Ten COPs later, and the much-criticised UAE Presidency has pulled this off, in the first ten seconds of the final plenary session. Given fossil fuels were only mentioned in a COP decision text for the first time two years ago, and everyone seemed ready to write COP28 off just 24 hours ago, you have to hand it to them. 

Of course, it leaves questions unanswered. Does “energy systems” include transport (particularly relevant as I sit in Dubai airport)? What is “net zero” actually referring to (emissions, presumably, but which ones)?
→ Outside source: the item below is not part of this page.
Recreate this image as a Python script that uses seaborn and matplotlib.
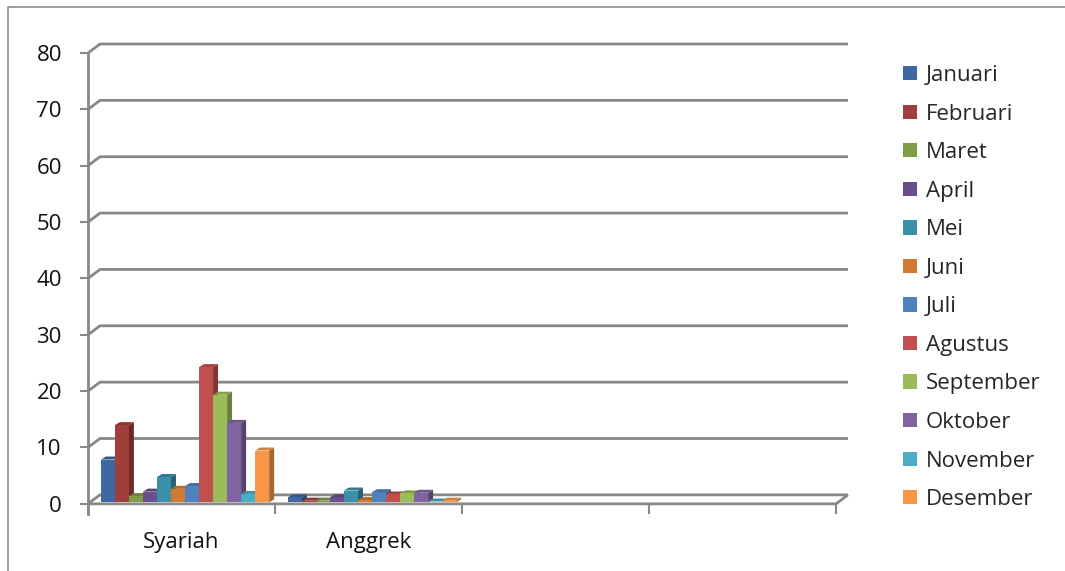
import numpy as np
import pandas as pd
import matplotlib
matplotlib.use("Agg")
import matplotlib.pyplot as plt
from matplotlib.lines import Line2D
from matplotlib.patches import Polygon
from matplotlib.transforms import ScaledTranslation, IdentityTransform
import matplotlib.colors as mcolors
import seaborn as sns

# ---- data -------------------------------------------------------------
units = ["Syariah", "Anggrek"]
n_slots = 4  # category slots on the floor (two left empty)
months = ["Januari", "Februari", "Maret", "April", "Mei", "Juni", "Juli",
          "Agustus", "September", "Oktober", "November", "Desember"]
syariah = [7.6, 13.7, 1.1, 1.9, 4.5, 2.4, 2.9, 24.0, 19.1, 14.1, 1.5, 9.2]
anggrek = [0.9, 0.3, 0.3, 0.9, 2.1, 0.4, 1.8, 1.4, 1.6, 1.7, 0.15, 0.3]
month_colors = ["#3D69A0", "#A03E3C", "#7F9D47", "#684E8C", "#3A90A8", "#D17A32",
                "#4F81BD", "#C0504D", "#9BBB59", "#8064A2", "#4BACC6", "#F79646"]
y_ticks = [0, 10, 20, 30, 40, 50, 60, 70, 80]

df = pd.DataFrame({
    "unit": np.repeat(units, len(months)),
    "month": months * len(units),
    "value": syariah + anggrek,
})

# ---- style ------------------------------------------------------------
sns.set_theme(style="white")
plt.rcParams["font.family"] = ["Open Sans", "DejaVu Sans"]
FS = 16
GRID = "#888888"

W, H = 1065, 571
fig = plt.figure(figsize=(W / 100, H / 100), dpi=100)
# front plane of the plot box (pixel geometry)
left_px, right_px, top_px, bottom_px = 88, 836, 53, 514
ax = fig.add_axes([left_px / W, (H - bottom_px) / H,
                   (right_px - left_px) / W, (bottom_px - top_px) / H])

sns.barplot(data=df, x="unit", y="value", hue="month", order=units,
            hue_order=months, palette=month_colors, saturation=1,
            width=0.9, linewidth=0, ax=ax, legend=False)

ax.set_xlim(-0.5, n_slots - 0.5)
ax.set_ylim(-1.8, 80)
ax.set_xlabel("")
ax.set_ylabel("")

# depth offsets, in pixels (x to the right, y upward)
BACK = np.array([12.0, 9.0])     # back wall relative to front plane
BAR_OFF = np.array([3.5, 1.5])   # bar front faces relative to front plane
BAR_DEPTH = np.array([5.0, 3.0])  # visible depth of each bar


def px(x, y):
    return ax.transData.transform((x, y))


def pline(points, **kw):
    pts = np.array(points)
    ax.add_line(Line2D(pts[:, 0], pts[:, 1], transform=IdentityTransform(),
                       clip_on=False, color=GRID, lw=2.0,
                       solid_capstyle="butt", **kw))


x_lo, x_hi = -0.5, n_slots - 0.5
# back wall gridlines with their slant to the side wall
for v in y_ticks:
    p0 = px(x_lo, v)
    p1 = px(x_hi, v)
    pline([p0, p0 + BACK, p1 + BACK], zorder=0.5)

# floor: front edge and right slant
f0 = px(x_lo, 0)
f1 = px(x_hi, 0)
pline([f0, f1, f1 + BACK], zorder=0.6)

# ---- 3D look for the bars ---------------------------------------------
shift = ScaledTranslation(BAR_OFF[0] / 100, BAR_OFF[1] / 100, fig.dpi_scale_trans)
bars = []
for container in ax.containers:
    for bar in container:
        bars.append(bar)
bars.sort(key=lambda b: b.get_x())

for i, bar in enumerate(bars):
    z = 2 + i * 0.01
    col = np.array(mcolors.to_rgb(bar.get_facecolor()))
    bar.set_transform(ax.transData + shift)
    bar.set_zorder(z + 0.005)
    bar.set_clip_on(False)
    x0, y0 = px(bar.get_x(), 0) + BAR_OFF
    x1, y1 = px(bar.get_x() + bar.get_width(), bar.get_height()) + BAR_OFF
    dx, dy = BAR_DEPTH
    side = Polygon([(x1, y0), (x1, y1), (x1 + dx, y1 + dy), (x1 + dx, y0 + dy)],
                   closed=True, transform=IdentityTransform(), clip_on=False,
                   facecolor=col * 0.68, edgecolor="none", zorder=z)
    top = Polygon([(x0, y1), (x1, y1), (x1 + dx, y1 + dy), (x0 + dx, y1 + dy)],
                  closed=True, transform=IdentityTransform(), clip_on=False,
                  facecolor=col * 0.85, edgecolor="none", zorder=z)
    ax.add_artist(side)
    ax.add_artist(top)

# ---- axes, ticks, labels ---------------------------------------------
for s in ["top", "right", "bottom"]:
    ax.spines[s].set_visible(False)
ax.spines["left"].set_color(GRID)
ax.spines["left"].set_linewidth(2.0)

ax.set_yticks(y_ticks)
ax.set_yticklabels([str(v) for v in y_ticks], fontsize=FS, color="#111111")
ax.tick_params(axis="y", left=True, length=5.8, width=1.5, color=GRID, pad=13)

ax.set_xticks(np.arange(x_lo, x_hi + 0.01, 1.0))
ax.set_xticklabels([])
ax.set_xticks(range(len(units)), minor=True)
ax.set_xticklabels(units, minor=True, fontsize=FS, color="#111111")
ax.tick_params(axis="x", which="major", bottom=True, direction="in",
               length=6.5, width=1.5, color=GRID)
ax.tick_params(axis="x", which="minor", bottom=False, length=0, pad=13)
ax.grid(False)

# ---- legend -----------------------------------------------------------
proxies = [plt.Rectangle((0, 0), 1, 1, facecolor=c, edgecolor="none")
           for c in month_colors]
fig.legend(proxies, months, loc="upper left",
           bbox_to_anchor=(903 / W, 1 - 65 / H), frameon=False,
           fontsize=FS, handlelength=0.62, handleheight=0.62,
           handletextpad=0.4, labelspacing=0.79, borderpad=0,
           borderaxespad=0)

# outer chart border
fig.add_artist(Line2D([8 / W, 8 / W, 1.0], [0.0, 1 - 7 / H, 1 - 7 / H],
                      transform=fig.transFigure, color="#8C8C8C", lw=1.2))

fig.savefig("out.png", dpi=100)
But “in keeping with the science” of “1.5°C pathways” doesn’t leave a whole lot of wriggle room.  

What ultimately matters, as the COP President Sultan Al Jaber likes to remind everyone, is not COP declarations and pledges, but what governments (and, of course, companies, universities and all the rest of us) actually do.

Does this text leave the door open to a future in which we just carry on using fossil fuels and reinject the carbon dioxide they generate back into the earth’s crust?

On this, many will be relieved the text prioritises “transitioning away from fossil fuels”, but will also be worried that further down it talks of “abatement and removal technologies such as carbon capture and utilisation and storage”. Does this text leave the door open to a future in which we just carry on using fossil fuels and reinject the carbon dioxide they generate back into the earth’s crust? 

There has been a heated debate about carbon capture and storage (CCS -- the “utilisation” is a bit of a side-show – what really matters for climate is where the carbon dioxide ends up) and "abated" fossil fuels at COP28. Should we be calling for “phase out of fossil fuels” or (Sultan Al Jaber’s preferred wording), “phase out of fossil fuel emissions”? But what is remarkable is how much everyone agrees, including within our own delegation: no-one could accuse Oxford University of stifling robust arguments and a broad range of views!'  

What is remarkable is how much everyone agrees

IPCC and IEA 1.5C scenarios consistently indicate what should be obvious to everyone anyway. We will generate more CO2 from burning fossil fuels than we can afford to dump in the atmosphere, so we need to scale up safe and permanent CO2 disposal which, right now, means CCS and, later on, direct air capture with CCS (despite the UK government’s enthusiasm for Drax, I'm personally unconvinced that bioenergy with CCS will ever play a huge role because of the true cost of land).  

So, as a matter of topology, not any model, we will still be using fossil fuels, fully abated, meaning 100% capture or recapture and permanent disposal of all the CO2 they generate, at the time we achieve durable net zero emissions. The only argument is how much.  

We will still be using fossil fuels, fully abated...at the time we achieve durable net zero emissions. The only argument is how much

The 1.5°C scenarios indicate around 10-30% of current usage at the date of net zero: coal almost entirely phased out, and roughly half current oil and gas consumption, all compensated for, or “fully abated”, with CCS at source or carbon dioxide recapture from the atmosphere. That is a vast and global carbon dioxide disposal industry, 100 to 300 times larger than the 40 million tonnes of carbon dioxide that we currently dispose of every year. So, we need to scale up CCS by at least two orders of magnitude – far more, in percentage terms, that we need to scale up many other low-carbon technologies. Claims that we can solve the problem without CCS risk discouraging this essential investment.  

That said, I understand that people are concerned CCS might be used by the fossil fuel industry to compete with renewables for investment and subsidies. It should not. They serve different purposes. The point of CCS is to stop fossil fuel use from causing global warming. The point of renewables is to deliver our energy needs in a world where fossil energy is scarce and expensive because we need to get rid of the carbon dioxide it generates. 

I understand that people are concerned CCS might be used by the fossil fuel industry to compete with renewables for investment and subsidies. It should not. They serve different purposes

Safe carbon dioxide disposal should just be a requirement of the sale or use of fossil fuels. Of course, that will make them more expensive, encouraging people to use them more efficiently and switch to renewables.

But as governments at COP28 have recognised, whatever happens now, we need to fix fossil fuels before we phase them out.